[Start Dataset extract]

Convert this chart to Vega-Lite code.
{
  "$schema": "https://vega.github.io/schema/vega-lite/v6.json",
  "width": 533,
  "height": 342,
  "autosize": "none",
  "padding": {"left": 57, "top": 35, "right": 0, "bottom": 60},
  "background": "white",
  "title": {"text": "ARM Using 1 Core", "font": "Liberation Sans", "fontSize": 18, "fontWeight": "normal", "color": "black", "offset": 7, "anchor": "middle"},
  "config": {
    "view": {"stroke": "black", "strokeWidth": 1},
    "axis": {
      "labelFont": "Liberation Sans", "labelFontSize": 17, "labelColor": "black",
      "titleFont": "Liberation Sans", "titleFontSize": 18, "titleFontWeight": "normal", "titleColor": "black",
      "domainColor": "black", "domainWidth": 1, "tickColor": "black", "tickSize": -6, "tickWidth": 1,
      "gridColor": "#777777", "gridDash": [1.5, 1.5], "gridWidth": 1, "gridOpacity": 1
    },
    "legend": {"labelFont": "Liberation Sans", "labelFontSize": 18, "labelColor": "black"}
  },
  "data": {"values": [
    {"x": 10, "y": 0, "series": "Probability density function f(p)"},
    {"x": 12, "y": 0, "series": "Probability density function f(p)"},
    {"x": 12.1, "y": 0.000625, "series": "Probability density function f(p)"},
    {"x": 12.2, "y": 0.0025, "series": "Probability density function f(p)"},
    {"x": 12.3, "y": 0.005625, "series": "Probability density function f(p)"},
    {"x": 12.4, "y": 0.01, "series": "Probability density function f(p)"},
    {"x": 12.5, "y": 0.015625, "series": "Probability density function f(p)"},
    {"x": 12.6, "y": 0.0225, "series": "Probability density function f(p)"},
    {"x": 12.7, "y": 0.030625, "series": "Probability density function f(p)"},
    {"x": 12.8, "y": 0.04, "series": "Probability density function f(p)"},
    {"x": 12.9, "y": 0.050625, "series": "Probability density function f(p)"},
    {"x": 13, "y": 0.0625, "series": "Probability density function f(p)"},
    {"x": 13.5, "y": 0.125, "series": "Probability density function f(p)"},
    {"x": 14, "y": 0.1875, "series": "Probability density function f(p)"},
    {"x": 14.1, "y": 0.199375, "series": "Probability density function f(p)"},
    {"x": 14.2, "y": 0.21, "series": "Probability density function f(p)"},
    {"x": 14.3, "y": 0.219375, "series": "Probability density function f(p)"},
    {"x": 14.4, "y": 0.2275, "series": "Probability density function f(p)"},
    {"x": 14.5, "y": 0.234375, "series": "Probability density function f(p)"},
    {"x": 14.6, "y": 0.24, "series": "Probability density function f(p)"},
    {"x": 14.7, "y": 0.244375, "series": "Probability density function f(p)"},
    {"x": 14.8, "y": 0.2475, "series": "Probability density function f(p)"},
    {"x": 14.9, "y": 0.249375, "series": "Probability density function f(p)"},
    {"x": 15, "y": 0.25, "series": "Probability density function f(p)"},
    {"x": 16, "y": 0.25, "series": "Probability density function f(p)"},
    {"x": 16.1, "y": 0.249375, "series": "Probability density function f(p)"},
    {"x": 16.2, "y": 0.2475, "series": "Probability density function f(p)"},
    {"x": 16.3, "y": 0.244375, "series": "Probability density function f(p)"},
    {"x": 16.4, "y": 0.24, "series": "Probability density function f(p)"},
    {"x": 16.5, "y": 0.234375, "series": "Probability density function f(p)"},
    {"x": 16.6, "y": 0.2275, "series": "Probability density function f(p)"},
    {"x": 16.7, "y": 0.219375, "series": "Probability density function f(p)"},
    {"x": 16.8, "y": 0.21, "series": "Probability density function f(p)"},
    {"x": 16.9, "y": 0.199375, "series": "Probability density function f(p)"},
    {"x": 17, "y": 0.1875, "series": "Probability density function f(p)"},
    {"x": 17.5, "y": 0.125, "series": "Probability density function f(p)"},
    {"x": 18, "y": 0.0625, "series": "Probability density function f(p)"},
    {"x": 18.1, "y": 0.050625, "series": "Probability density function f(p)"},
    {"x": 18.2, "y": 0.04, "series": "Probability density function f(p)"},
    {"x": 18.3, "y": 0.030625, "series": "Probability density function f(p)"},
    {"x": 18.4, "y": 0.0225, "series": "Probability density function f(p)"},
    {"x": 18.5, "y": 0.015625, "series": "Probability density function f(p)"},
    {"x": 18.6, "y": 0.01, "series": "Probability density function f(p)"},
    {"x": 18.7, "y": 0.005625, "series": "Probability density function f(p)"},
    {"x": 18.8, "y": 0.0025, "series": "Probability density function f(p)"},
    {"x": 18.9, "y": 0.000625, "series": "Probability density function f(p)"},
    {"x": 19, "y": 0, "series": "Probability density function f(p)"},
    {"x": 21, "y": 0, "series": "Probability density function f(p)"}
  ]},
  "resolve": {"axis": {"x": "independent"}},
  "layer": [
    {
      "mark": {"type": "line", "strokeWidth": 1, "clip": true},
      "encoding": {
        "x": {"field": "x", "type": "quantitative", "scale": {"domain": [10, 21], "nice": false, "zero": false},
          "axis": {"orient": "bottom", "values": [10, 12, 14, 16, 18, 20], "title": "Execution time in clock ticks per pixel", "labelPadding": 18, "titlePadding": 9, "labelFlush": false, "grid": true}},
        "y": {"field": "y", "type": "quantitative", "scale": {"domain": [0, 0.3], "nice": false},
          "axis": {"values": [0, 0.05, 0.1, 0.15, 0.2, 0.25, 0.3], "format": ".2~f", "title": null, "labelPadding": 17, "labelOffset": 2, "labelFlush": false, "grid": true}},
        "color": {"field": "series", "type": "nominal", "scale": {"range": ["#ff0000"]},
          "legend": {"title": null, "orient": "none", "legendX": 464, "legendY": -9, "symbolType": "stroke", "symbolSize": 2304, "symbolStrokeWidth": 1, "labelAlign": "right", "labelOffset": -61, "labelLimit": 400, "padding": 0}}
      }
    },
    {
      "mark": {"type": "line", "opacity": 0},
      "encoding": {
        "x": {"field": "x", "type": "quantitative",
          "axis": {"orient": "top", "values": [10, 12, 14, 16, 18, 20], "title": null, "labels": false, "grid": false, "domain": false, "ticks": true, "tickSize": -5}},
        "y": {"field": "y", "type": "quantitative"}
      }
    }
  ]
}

[End Dataset extract]

> What is required: Quote the listing in full, please, keeping every line exact.

> Task output:
Convert this chart to Vega-Lite code.
{
  "$schema": "https://vega.github.io/schema/vega-lite/v6.json",
  "width": 533,
  "height": 342,
  "autosize": "none",
  "padding": {"left": 57, "top": 35, "right": 0, "bottom": 60},
  "background": "white",
  "title": {"text": "ARM Using 1 Core", "font": "Liberation Sans", "fontSize": 18, "fontWeight": "normal", "color": "black", "offset": 7, "anchor": "middle"},
  "config": {
    "view": {"stroke": "black", "strokeWidth": 1},
    "axis": {
      "labelFont": "Liberation Sans", "labelFontSize": 17, "labelColor": "black",
      "titleFont": "Liberation Sans", "titleFontSize": 18, "titleFontWeight": "normal", "titleColor": "black",
      "domainColor": "black", "domainWidth": 1, "tickColor": "black", "tickSize": -6, "tickWidth": 1,
      "gridColor": "#777777", "gridDash": [1.5, 1.5], "gridWidth": 1, "gridOpacity": 1
    },
    "legend": {"labelFont": "Liberation Sans", "labelFontSize": 18, "labelColor": "black"}
  },
  "data": {"values": [
    {"x": 10, "y": 0, "series": "Probability density function f(p)"},
    {"x": 12, "y": 0, "series": "Probability density function f(p)"},
    {"x": 12.1, "y": 0.000625, "series": "Probability density function f(p)"},
    {"x": 12.2, "y": 0.0025, "series": "Probability density function f(p)"},
    {"x": 12.3, "y": 0.005625, "series": "Probability density function f(p)"},
    {"x": 12.4, "y": 0.01, "series": "Probability density function f(p)"},
    {"x": 12.5, "y": 0.015625, "series": "Probability density function f(p)"},
    {"x": 12.6, "y": 0.0225, "series": "Probability density function f(p)"},
    {"x": 12.7, "y": 0.030625, "series": "Probability density function f(p)"},
    {"x": 12.8, "y": 0.04, "series": "Probability density function f(p)"},
    {"x": 12.9, "y": 0.050625, "series": "Probability density function f(p)"},
    {"x": 13, "y": 0.0625, "series": "Probability density function f(p)"},
    {"x": 13.5, "y": 0.125, "series": "Probability density function f(p)"},
    {"x": 14, "y": 0.1875, "series": "Probability density function f(p)"},
    {"x": 14.1, "y": 0.199375, "series": "Probability density function f(p)"},
    {"x": 14.2, "y": 0.21, "series": "Probability density function f(p)"},
    {"x": 14.3, "y": 0.219375, "series": "Probability density function f(p)"},
    {"x": 14.4, "y": 0.2275, "series": "Probability density function f(p)"},
    {"x": 14.5, "y": 0.234375, "series": "Probability density function f(p)"},
    {"x": 14.6, "y": 0.24, "series": "Probability density function f(p)"},
    {"x": 14.7, "y": 0.244375, "series": "Probability density function f(p)"},
    {"x": 14.8, "y": 0.2475, "series": "Probability density function f(p)"},
    {"x": 14.9, "y": 0.249375, "series": "Probability density function f(p)"},
    {"x": 15, "y": 0.25, "series": "Probability density function f(p)"},
    {"x": 16, "y": 0.25, "series": "Probability density function f(p)"},
    {"x": 16.1, "y": 0.249375, "series": "Probability density function f(p)"},
    {"x": 16.2, "y": 0.2475, "series": "Probability density function f(p)"},
    {"x": 16.3, "y": 0.244375, "series": "Probability density function f(p)"},
    {"x": 16.4, "y": 0.24, "series": "Probability density function f(p)"},
    {"x": 16.5, "y": 0.234375, "series": "Probability density function f(p)"},
    {"x": 16.6, "y": 0.2275, "series": "Probability density function f(p)"},
    {"x": 16.7, "y": 0.219375, "series": "Probability density function f(p)"},
    {"x": 16.8, "y": 0.21, "series": "Probability density function f(p)"},
    {"x": 16.9, "y": 0.199375, "series": "Probability density function f(p)"},
    {"x": 17, "y": 0.1875, "series": "Probability density function f(p)"},
    {"x": 17.5, "y": 0.125, "series": "Probability density function f(p)"},
    {"x": 18, "y": 0.0625, "series": "Probability density function f(p)"},
    {"x": 18.1, "y": 0.050625, "series": "Probability density function f(p)"},
    {"x": 18.2, "y": 0.04, "series": "Probability density function f(p)"},
    {"x": 18.3, "y": 0.030625, "series": "Probability density function f(p)"},
    {"x": 18.4, "y": 0.0225, "series": "Probability density function f(p)"},
    {"x": 18.5, "y": 0.015625, "series": "Probability density function f(p)"},
    {"x": 18.6, "y": 0.01, "series": "Probability density function f(p)"},
    {"x": 18.7, "y": 0.005625, "series": "Probability density function f(p)"},
    {"x": 18.8, "y": 0.0025, "series": "Probability density function f(p)"},
    {"x": 18.9, "y": 0.000625, "series": "Probability density function f(p)"},
    {"x": 19, "y": 0, "series": "Probability density function f(p)"},
    {"x": 21, "y": 0, "series": "Probability density function f(p)"}
  ]},
  "resolve": {"axis": {"x": "independent"}},
  "layer": [
    {
      "mark": {"type": "line", "strokeWidth": 1, "clip": true},
      "encoding": {
        "x": {"field": "x", "type": "quantitative", "scale": {"domain": [10, 21], "nice": false, "zero": false},
          "axis": {"orient": "bottom", "values": [10, 12, 14, 16, 18, 20], "title": "Execution time in clock ticks per pixel", "labelPadding": 18, "titlePadding": 9, "labelFlush": false, "grid": true}},
        "y": {"field": "y", "type": "quantitative", "scale": {"domain": [0, 0.3], "nice": false},
          "axis": {"values": [0, 0.05, 0.1, 0.15, 0.2, 0.25, 0.3], "format": ".2~f", "title": null, "labelPadding": 17, "labelOffset": 2, "labelFlush": false, "grid": true}},
        "color": {"field": "series", "type": "nominal", "scale": {"range": ["#ff0000"]},
          "legend": {"title": null, "orient": "none", "legendX": 464, "legendY": -9, "symbolType": "stroke", "symbolSize": 2304, "symbolStrokeWidth": 1, "labelAlign": "right", "labelOffset": -61, "labelLimit": 400, "padding": 0}}
      }
    },
    {
      "mark": {"type": "line", "opacity": 0},
      "encoding": {
        "x": {"field": "x", "type": "quantitative",
          "axis": {"orient": "top", "values": [10, 12, 14, 16, 18, 20], "title": null, "labels": false, "grid": false, "domain": false, "ticks": true, "tickSize": -5}},
        "y": {"field": "y", "type": "quantitative"}
      }
    }
  ]
}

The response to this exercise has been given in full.